begin Rows

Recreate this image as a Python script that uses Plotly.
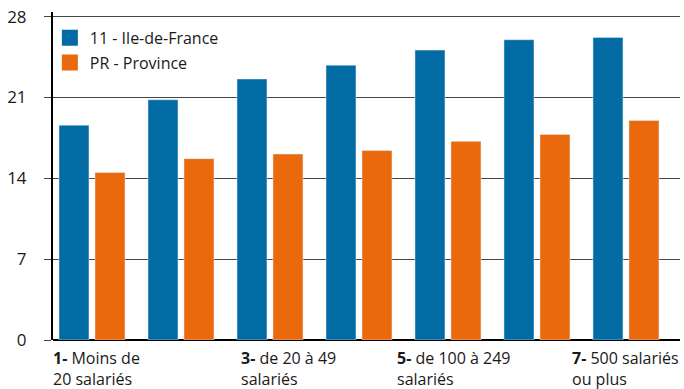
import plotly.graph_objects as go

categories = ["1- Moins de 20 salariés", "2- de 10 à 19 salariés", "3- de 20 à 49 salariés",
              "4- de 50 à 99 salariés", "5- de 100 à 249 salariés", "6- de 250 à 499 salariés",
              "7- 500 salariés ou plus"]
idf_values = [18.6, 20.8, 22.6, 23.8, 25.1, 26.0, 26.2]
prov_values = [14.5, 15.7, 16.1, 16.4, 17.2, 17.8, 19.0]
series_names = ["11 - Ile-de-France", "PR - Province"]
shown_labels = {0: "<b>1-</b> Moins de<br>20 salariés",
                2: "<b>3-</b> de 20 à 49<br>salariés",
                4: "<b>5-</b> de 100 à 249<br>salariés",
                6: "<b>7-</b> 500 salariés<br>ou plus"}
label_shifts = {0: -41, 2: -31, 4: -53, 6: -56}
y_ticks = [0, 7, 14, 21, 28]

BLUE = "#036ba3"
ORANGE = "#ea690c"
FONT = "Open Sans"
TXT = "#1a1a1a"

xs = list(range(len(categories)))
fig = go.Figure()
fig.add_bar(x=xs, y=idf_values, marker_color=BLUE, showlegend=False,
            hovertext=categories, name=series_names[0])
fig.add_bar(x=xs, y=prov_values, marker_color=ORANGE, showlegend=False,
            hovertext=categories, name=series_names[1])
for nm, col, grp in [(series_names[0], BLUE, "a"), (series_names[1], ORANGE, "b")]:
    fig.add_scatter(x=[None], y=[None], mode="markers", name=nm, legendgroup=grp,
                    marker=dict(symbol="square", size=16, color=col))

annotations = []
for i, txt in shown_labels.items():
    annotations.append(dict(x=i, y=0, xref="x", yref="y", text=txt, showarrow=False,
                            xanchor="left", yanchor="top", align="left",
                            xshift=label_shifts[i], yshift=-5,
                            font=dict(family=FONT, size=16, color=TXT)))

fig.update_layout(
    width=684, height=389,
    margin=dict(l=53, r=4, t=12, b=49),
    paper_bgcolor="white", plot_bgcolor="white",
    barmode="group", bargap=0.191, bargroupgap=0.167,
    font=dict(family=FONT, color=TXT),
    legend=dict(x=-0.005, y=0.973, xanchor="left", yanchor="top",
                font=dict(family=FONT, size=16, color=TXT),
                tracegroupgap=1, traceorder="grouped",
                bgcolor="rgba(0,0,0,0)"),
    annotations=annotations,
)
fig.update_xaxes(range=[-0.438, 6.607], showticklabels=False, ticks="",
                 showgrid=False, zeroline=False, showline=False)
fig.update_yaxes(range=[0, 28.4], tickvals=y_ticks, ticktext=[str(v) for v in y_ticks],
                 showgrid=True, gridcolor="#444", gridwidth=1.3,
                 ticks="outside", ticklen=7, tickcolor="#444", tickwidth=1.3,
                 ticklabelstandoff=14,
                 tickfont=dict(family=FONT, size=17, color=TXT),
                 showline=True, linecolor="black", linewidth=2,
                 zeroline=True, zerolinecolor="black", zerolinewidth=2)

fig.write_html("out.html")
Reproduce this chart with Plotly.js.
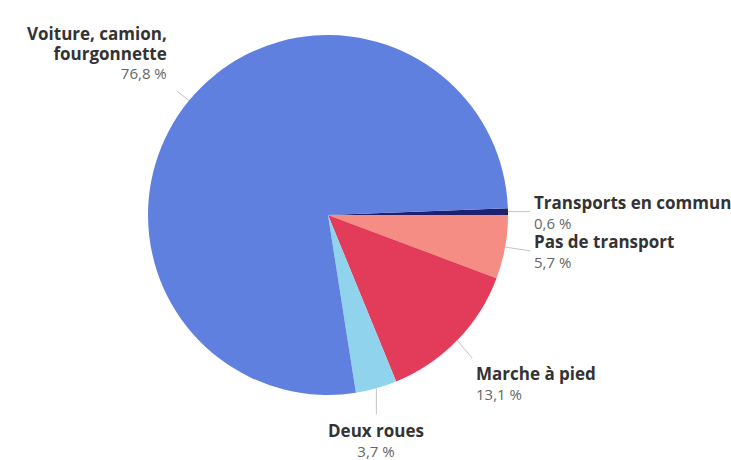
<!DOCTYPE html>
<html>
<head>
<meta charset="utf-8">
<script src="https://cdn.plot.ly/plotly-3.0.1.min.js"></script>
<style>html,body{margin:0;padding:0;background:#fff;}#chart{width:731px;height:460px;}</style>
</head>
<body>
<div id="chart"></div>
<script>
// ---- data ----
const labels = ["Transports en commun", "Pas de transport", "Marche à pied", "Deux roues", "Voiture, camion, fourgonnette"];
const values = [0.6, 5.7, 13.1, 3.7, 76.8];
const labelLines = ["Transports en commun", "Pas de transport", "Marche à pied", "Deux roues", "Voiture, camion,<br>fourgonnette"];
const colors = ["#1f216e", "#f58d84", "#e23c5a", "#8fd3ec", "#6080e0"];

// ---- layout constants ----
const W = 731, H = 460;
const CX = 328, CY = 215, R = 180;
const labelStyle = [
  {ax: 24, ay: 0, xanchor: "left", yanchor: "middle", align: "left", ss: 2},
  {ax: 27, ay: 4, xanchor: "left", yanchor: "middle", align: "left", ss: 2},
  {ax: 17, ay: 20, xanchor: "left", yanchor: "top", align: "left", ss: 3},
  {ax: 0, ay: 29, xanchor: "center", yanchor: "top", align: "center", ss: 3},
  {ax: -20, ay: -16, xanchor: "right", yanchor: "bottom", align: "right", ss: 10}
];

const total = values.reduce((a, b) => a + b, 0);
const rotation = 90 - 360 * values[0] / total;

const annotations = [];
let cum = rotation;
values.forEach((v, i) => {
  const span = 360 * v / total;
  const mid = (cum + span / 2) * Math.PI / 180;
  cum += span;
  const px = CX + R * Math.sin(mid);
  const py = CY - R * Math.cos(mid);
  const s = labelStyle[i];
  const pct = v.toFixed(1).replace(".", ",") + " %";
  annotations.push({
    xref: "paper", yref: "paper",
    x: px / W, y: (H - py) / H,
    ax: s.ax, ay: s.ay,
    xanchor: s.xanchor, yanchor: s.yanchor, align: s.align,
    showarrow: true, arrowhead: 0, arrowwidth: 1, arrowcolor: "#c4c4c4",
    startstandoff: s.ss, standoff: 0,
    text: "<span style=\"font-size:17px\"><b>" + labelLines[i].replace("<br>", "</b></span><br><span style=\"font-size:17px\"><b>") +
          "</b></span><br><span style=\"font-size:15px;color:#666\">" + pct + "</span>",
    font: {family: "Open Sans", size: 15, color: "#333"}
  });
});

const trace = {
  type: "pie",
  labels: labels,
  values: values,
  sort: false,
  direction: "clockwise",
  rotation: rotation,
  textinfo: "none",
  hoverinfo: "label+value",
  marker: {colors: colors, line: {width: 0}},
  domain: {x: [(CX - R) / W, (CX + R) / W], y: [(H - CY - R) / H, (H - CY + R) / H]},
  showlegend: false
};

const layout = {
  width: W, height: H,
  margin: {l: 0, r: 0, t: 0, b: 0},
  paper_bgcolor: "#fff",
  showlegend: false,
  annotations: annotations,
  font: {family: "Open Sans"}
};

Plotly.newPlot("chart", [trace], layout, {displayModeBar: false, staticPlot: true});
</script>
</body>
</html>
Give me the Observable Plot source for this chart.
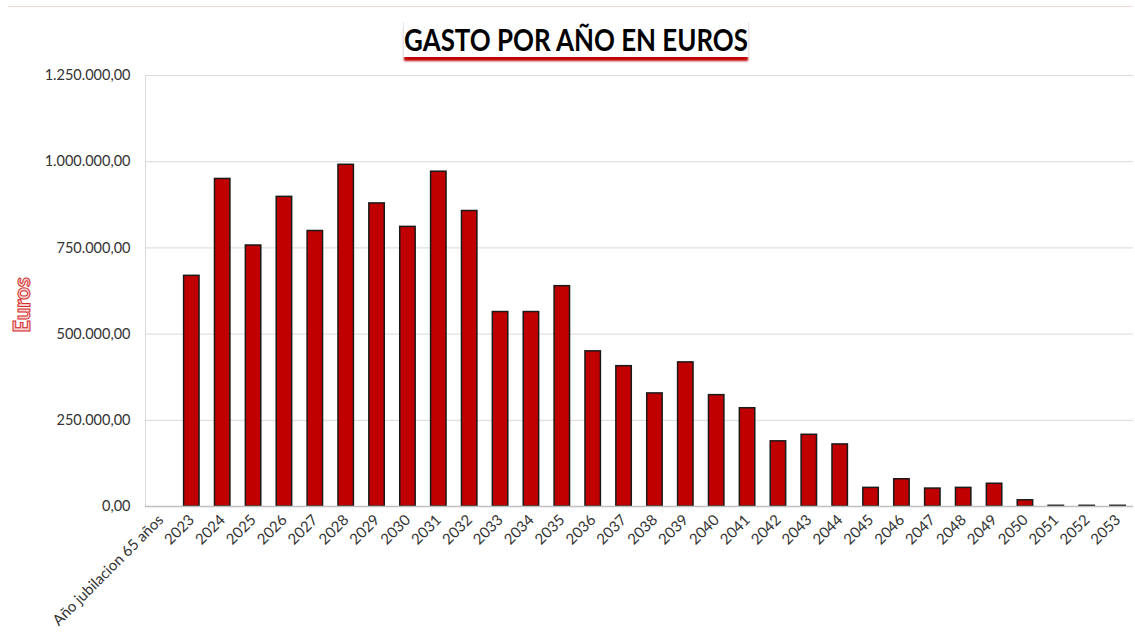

end Rows

- _Short problem_
Everything from the first line of the records through the line containing "import plotly.graph_objects as go" should be reproduced exactly, apart from the pictures.

- _Task result_
Recreate this image as a Python script that uses Plotly.
import plotly.graph_objects as go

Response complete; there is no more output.